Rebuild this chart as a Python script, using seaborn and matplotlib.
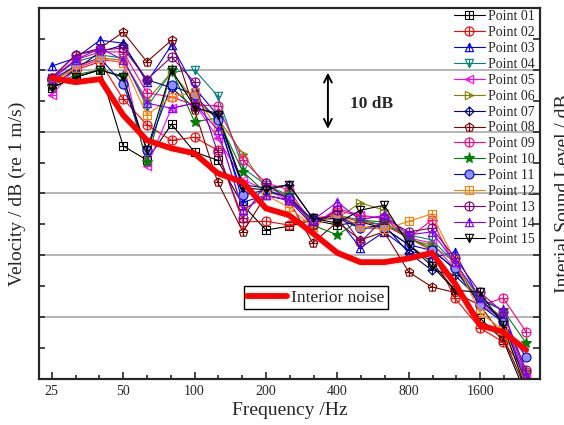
import numpy as np
import matplotlib
matplotlib.use("Agg")
import matplotlib.pyplot as plt
import seaborn as sns
from matplotlib.path import Path
from matplotlib.markers import MarkerStyle
from matplotlib.ticker import FixedLocator, NullFormatter, MultipleLocator
from matplotlib.lines import Line2D

# ---------------- data ----------------
freqs = [25, 31.5, 40, 50, 63, 80, 100, 125, 160, 200, 250, 315, 400, 500,
         630, 800, 1000, 1250, 1600, 2000, 2500]
tick_freqs = [25, 50, 100, 200, 400, 800, 1600]
tick_labels = ["25", "50", "100", "200", "400", "800", "1600"]

point_01 = [67.1, 68.8, 70.0, 57.7, 55.4, 61.2, 56.7, 55.4, 48.1, 44.1, 44.7, 45.7, 44.9, 45.4, 44.4, 41.7, 38.9, 34.4, 29.8, 26.3, 17.4]
point_02 = [68.4, 70.0, 71.3, 65.3, 61.1, 58.6, 59.1, 57.0, 45.4, 45.5, 44.9, 46.0, 46.5, 45.4, 44.9, 42.8, 40.8, 33.1, 28.2, 26.0, 21.1]
point_03 = [70.6, 71.9, 74.8, 74.3, 68.0, 74.0, 67.1, 62.7, 48.6, 49.7, 48.9, 45.7, 46.0, 41.2, 43.8, 40.8, 39.6, 40.5, 32.8, 29.8, 20.1]
point_04 = [68.7, 71.3, 72.4, 71.9, 64.0, 69.6, 70.0, 65.8, 54.1, 51.4, 49.7, 45.4, 46.5, 45.7, 44.9, 43.3, 42.5, 38.9, 31.9, 29.8, 19.5]
point_05 = [65.9, 70.3, 71.6, 71.3, 54.4, 63.8, 64.6, 59.0, 52.2, 50.6, 48.9, 44.9, 47.6, 46.5, 46.0, 42.8, 42.0, 37.9, 32.4, 29.5, 20.1]
point_06 = [68.0, 70.6, 71.9, 71.6, 65.1, 69.6, 65.1, 62.2, 56.4, 50.9, 49.7, 45.7, 46.0, 48.5, 47.3, 42.5, 41.7, 38.9, 32.8, 29.8, 21.1]
point_07 = [67.5, 70.0, 72.9, 74.0, 68.4, 67.1, 63.8, 63.0, 51.4, 50.9, 51.4, 46.0, 46.0, 44.4, 44.9, 40.4, 37.6, 36.8, 32.8, 29.5, 19.0]
point_08 = [68.7, 72.4, 73.5, 76.1, 71.3, 74.8, 63.5, 51.9, 43.8, 49.7, 48.9, 42.0, 45.4, 42.5, 43.8, 37.3, 34.9, 34.0, 31.9, 26.8, 18.2]
point_09 = [68.7, 71.6, 72.9, 72.9, 66.3, 65.6, 64.3, 64.2, 55.4, 51.7, 50.6, 44.9, 47.3, 46.3, 46.0, 42.8, 45.7, 38.4, 31.9, 33.1, 27.6]
point_10 = [67.4, 69.2, 70.0, 69.0, 55.1, 70.0, 61.6, 62.2, 53.5, 50.1, 49.7, 44.9, 43.3, 45.7, 45.4, 42.8, 41.2, 37.6, 32.8, 31.1, 25.8]
point_11 = [68.4, 70.6, 71.9, 67.7, 57.0, 67.5, 65.9, 61.9, 49.7, 50.6, 49.3, 45.7, 46.5, 44.4, 44.4, 41.7, 40.8, 37.9, 31.9, 29.2, 23.5]
point_12 = [68.0, 70.3, 71.9, 71.1, 62.7, 65.6, 66.4, 60.3, 47.3, 49.7, 47.8, 44.6, 46.8, 44.6, 44.2, 45.5, 46.7, 39.2, 30.7, 27.9, 19.0]
point_13 = [68.7, 72.4, 73.2, 73.5, 68.4, 72.1, 68.0, 56.7, 46.0, 51.7, 48.9, 44.9, 47.3, 42.1, 46.0, 43.8, 44.4, 39.6, 34.0, 30.8, 21.4]
point_14 = [68.4, 71.6, 73.5, 71.6, 64.6, 63.8, 64.6, 60.3, 47.3, 49.7, 48.9, 45.7, 48.6, 45.7, 46.5, 43.3, 43.8, 38.9, 33.1, 31.1, 20.6]
point_15 = [67.1, 68.8, 70.0, 68.8, 57.0, 70.0, 64.0, 62.7, 50.9, 50.6, 51.4, 46.0, 45.2, 47.3, 48.1, 41.7, 38.3, 34.4, 34.0, 28.7, 18.2]
interior_noise = [68.7, 68.0, 68.5, 62.7, 58.6, 57.3, 56.5, 53.3, 51.8, 47.6, 46.5, 43.6, 40.4, 38.9, 38.9, 39.5, 40.4, 35.5, 28.7, 27.6, 24.7]

point_labels = ["Point %02d" % i for i in range(1, 16)]
point_values = [point_01, point_02, point_03, point_04, point_05, point_06, point_07,
                point_08, point_09, point_10, point_11, point_12, point_13, point_14, point_15]
point_colors = ["#000000", "#ff0000", "#0000ff", "#008080", "#ff00ff", "#808000", "#000080",
                "#800000", "#ff0080", "#008000", "#0000cc", "#ff8000", "#800080", "#8000ff", "#000000"]
point_markers = ["s", "o", "^", "v", "<", ">", "D", "p", "o", "*", "o", "s", "o", "^", "v"]
point_crossed = [True, True, True, True, True, True, True, True, True, False, False, True, True, True, True]

# ---------------- style ----------------
sns.set_style("ticks")
plt.rcParams["font.family"] = ["Liberation Serif", "DejaVu Serif"]


def crossed_marker(base):
    ms = MarkerStyle(base)
    p = ms.get_path().transformed(ms.get_transform())
    v = p.vertices
    xmin, xmax = v[:, 0].min(), v[:, 0].max()
    ymin, ymax = v[:, 1].min(), v[:, 1].max()
    hx0, hx1, vy0, vy1 = xmin, xmax, ymin, ymax
    if base in ("^", "v"):
        hx0, hx1 = -0.25, 0.25
    if base in ("<", ">"):
        vy0, vy1 = -0.25, 0.25
    plus = Path([(0, vy0), (0, vy1), (hx0, 0), (hx1, 0)],
                [Path.MOVETO, Path.LINETO, Path.MOVETO, Path.LINETO])
    return Path.make_compound_path(p, plus)


fig = plt.figure(figsize=(5.64, 4.25), dpi=100)
ax = fig.add_axes([39 / 564, 46 / 425, 501 / 564, 371 / 425])

handles = []
for name, vals, col, mk, cr in zip(point_labels, point_values, point_colors,
                                   point_markers, point_crossed):
    marker = crossed_marker(mk) if cr else mk
    if mk == "*":
        kw = dict(mfc=col, ms=8)
    elif name == "Point 11":
        kw = dict(mfc="#9090ff", ms=6.5)
    else:
        kw = dict(mfc="none", ms=6.5 if mk in ("o", "p", "D") else 6)
    sns.lineplot(x=freqs, y=vals, ax=ax, color=col, marker=marker, mec=col,
                 mew=0.8, lw=0.8, zorder=3, **kw)
    handles.append(Line2D([], [], color=col, marker=marker, mec=col, mew=0.8,
                          lw=0.8, **kw))

sns.lineplot(x=freqs, y=interior_noise, ax=ax, color="#ff0000", lw=4.2,
             zorder=5, solid_joinstyle="miter")

# axes scales
ax.set_xscale("log")
ax.set_xlim(22.1, 2860)
ax.set_ylim(20, 80)
ax.xaxis.set_major_locator(FixedLocator(tick_freqs))
ax.set_xticklabels(tick_labels)
minor = [25 * 2 ** (k / 3) for k in range(0, 21) if k % 3 != 0]
ax.xaxis.set_minor_locator(FixedLocator(minor))
ax.xaxis.set_minor_formatter(NullFormatter())
ax.yaxis.set_major_locator(MultipleLocator(10))
ax.yaxis.set_minor_locator(MultipleLocator(5))
ax.yaxis.set_major_formatter(NullFormatter())
ax.yaxis.grid(True, which="major", color="#a8a8a8", lw=1.2)
ax.set_axisbelow(True)

ax.tick_params(axis="x", which="major", direction="in", length=5, width=1.2,
               labelsize=10, pad=4, top=False)
ax.tick_params(axis="x", which="minor", direction="in", length=3, width=1.2, top=False)
ax.tick_params(axis="y", which="both", direction="in", length=4, width=1.2,
               left=True, right=False)
for s in ax.spines.values():
    s.set_linewidth(1.5)
    s.set_color("black")

ax.set_xlabel("Frequency /Hz", fontsize=14, labelpad=3)
ax.set_ylabel("Velocity / dB (re 1 m/s)", fontsize=14, labelpad=6)

ax2 = ax.twinx()
ax2.set_ylim(20, 80)
ax2.yaxis.set_major_locator(MultipleLocator(5))
ax2.yaxis.set_major_formatter(NullFormatter())
ax2.tick_params(axis="y", direction="in", length=5, width=1.2)
ax2.set_ylabel("Interial Sound Level / dB", fontsize=14, labelpad=7)
for s in ax2.spines.values():
    s.set_linewidth(1.5)

# annotation
ax.annotate("", xy=(365, 70), xytext=(365, 60),
            arrowprops=dict(arrowstyle="<->", color="black", lw=1.4,
                            mutation_scale=14))
ax.text(452, 64.5, "10 dB", fontsize=12.5, fontweight="bold", ha="left", va="center")

# legends
leg1 = ax.legend(handles=handles, labels=point_labels, loc="upper left",
                 bbox_to_anchor=(454 / 564, 1 - 10 / 425),
                 bbox_transform=fig.transFigure, frameon=False, fontsize=10,
                 handlelength=2.2, handletextpad=0.25, labelspacing=0.21,
                 borderpad=0, borderaxespad=0)
ax.add_artist(leg1)
noise_handle = Line2D([], [], color="#ff0000", lw=4.2)
leg2 = ax.legend(handles=[noise_handle], labels=["Interior noise"], loc="upper left",
                 bbox_to_anchor=(244 / 564, 1 - 286 / 425),
                 bbox_transform=fig.transFigure, frameon=True, fancybox=False,
                 fontsize=12.5, handlelength=2.3, handletextpad=0.2,
                 borderpad=0.2, borderaxespad=0)
leg2.get_frame().set_edgecolor("black")
leg2.get_frame().set_linewidth(1.0)
leg2.get_frame().set_alpha(1)

fig.savefig("out.png", dpi=100)
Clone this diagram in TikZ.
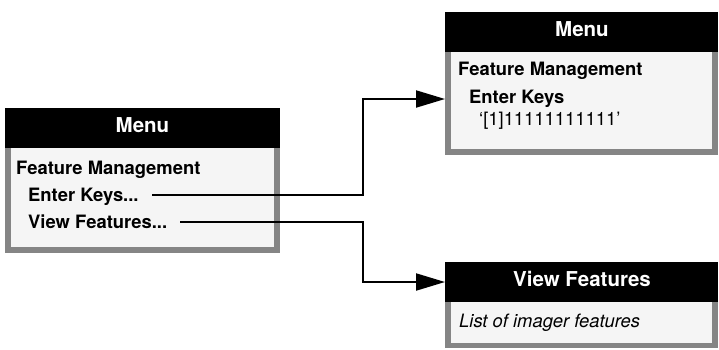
\documentclass[tikz,border=0pt]{standalone}
\usepackage{fontspec}
\setmainfont{TeX Gyre Heros}
\usetikzlibrary{arrows.meta}
\definecolor{bodyfill}{HTML}{F5F5F5}
\definecolor{bordergray}{HTML}{858585}
\tikzset{
  hdr/.style={fill=black},
  bodyouter/.style={fill=bordergray},
  bodyinner/.style={fill=bodyfill},
  hdrtext/.style={text=white, font=\fontsize{20.5}{24}\selectfont\bfseries, inner sep=0pt, anchor=base},
  itemtext/.style={font=\fontsize{18.4}{22}\selectfont\bfseries, inner sep=0pt, anchor=base west},
  plaintext/.style={font=\fontsize{18.4}{22}\selectfont, inner sep=0pt, anchor=base west},
  conn/.style={line width=2pt, -{Triangle[length=29pt,width=17pt]}},
}
\begin{document}
\begin{tikzpicture}[x=1pt,y=-1pt]
\useasboundingbox (0,0) rectangle (719,349);
% left menu box
\fill[hdr] (5,108) rectangle (280,148);
\fill[bodyouter] (5,148) rectangle (280,253);
\fill[bodyinner] (11,148) rectangle (274,247);
\node[hdrtext] (lmenu) at (142.5,132) {Menu};
\node[itemtext] (lfm) at (16,174) {Feature Management};
\node[itemtext] (lek) at (28,201.5) {Enter Keys...};
\node[itemtext] (lvf) at (28,228) {View Features...};
% top right box
\fill[hdr] (445,12) rectangle (718,52);
\fill[bodyouter] (445,52) rectangle (718,155);
\fill[bodyinner] (451,52) rectangle (712,149);
\node[hdrtext] (rmenu) at (582,36) {Menu};
\node[itemtext] (rfm) at (458,75) {Feature Management};
\node[itemtext] (rek) at (469,103) {Enter Keys};
\node[plaintext] (rkey) at (479,125) {‘[1]11111111111’};
% bottom right box
\fill[hdr] (445,262) rectangle (718,302);
\fill[bodyouter] (445,302) rectangle (718,348);
\fill[bodyinner] (451,302) rectangle (712,343);
\node[hdrtext] (vfhdr) at (582,286) {View Features};
\node[plaintext, font=\fontsize{18.4}{22}\selectfont\itshape] (vflist) at (459,327) {List of imager features};
% connectors
\coordinate (ekstart) at (152,195);
\coordinate (vfstart) at (180,222);
\coordinate (t1) at (445,99);
\coordinate (t2) at (445,282);
\draw[conn] (ekstart) -- (363,195) |- (t1);
\draw[conn] (vfstart) -- (363,222) |- (t2);
\end{tikzpicture}
\end{document}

## Exercise directions
Reproduce the records above from their first line to the line bearing "from matplotlib.lines import Line2D", both ends included, leaving every picture out.

## Full solution
Rebuild this chart as a Python script, using seaborn and matplotlib.
import numpy as np
import matplotlib
matplotlib.use("Agg")
import matplotlib.pyplot as plt
import seaborn as sns
from matplotlib.path import Path
from matplotlib.markers import MarkerStyle
from matplotlib.ticker import FixedLocator, NullFormatter, MultipleLocator
from matplotlib.lines import Line2D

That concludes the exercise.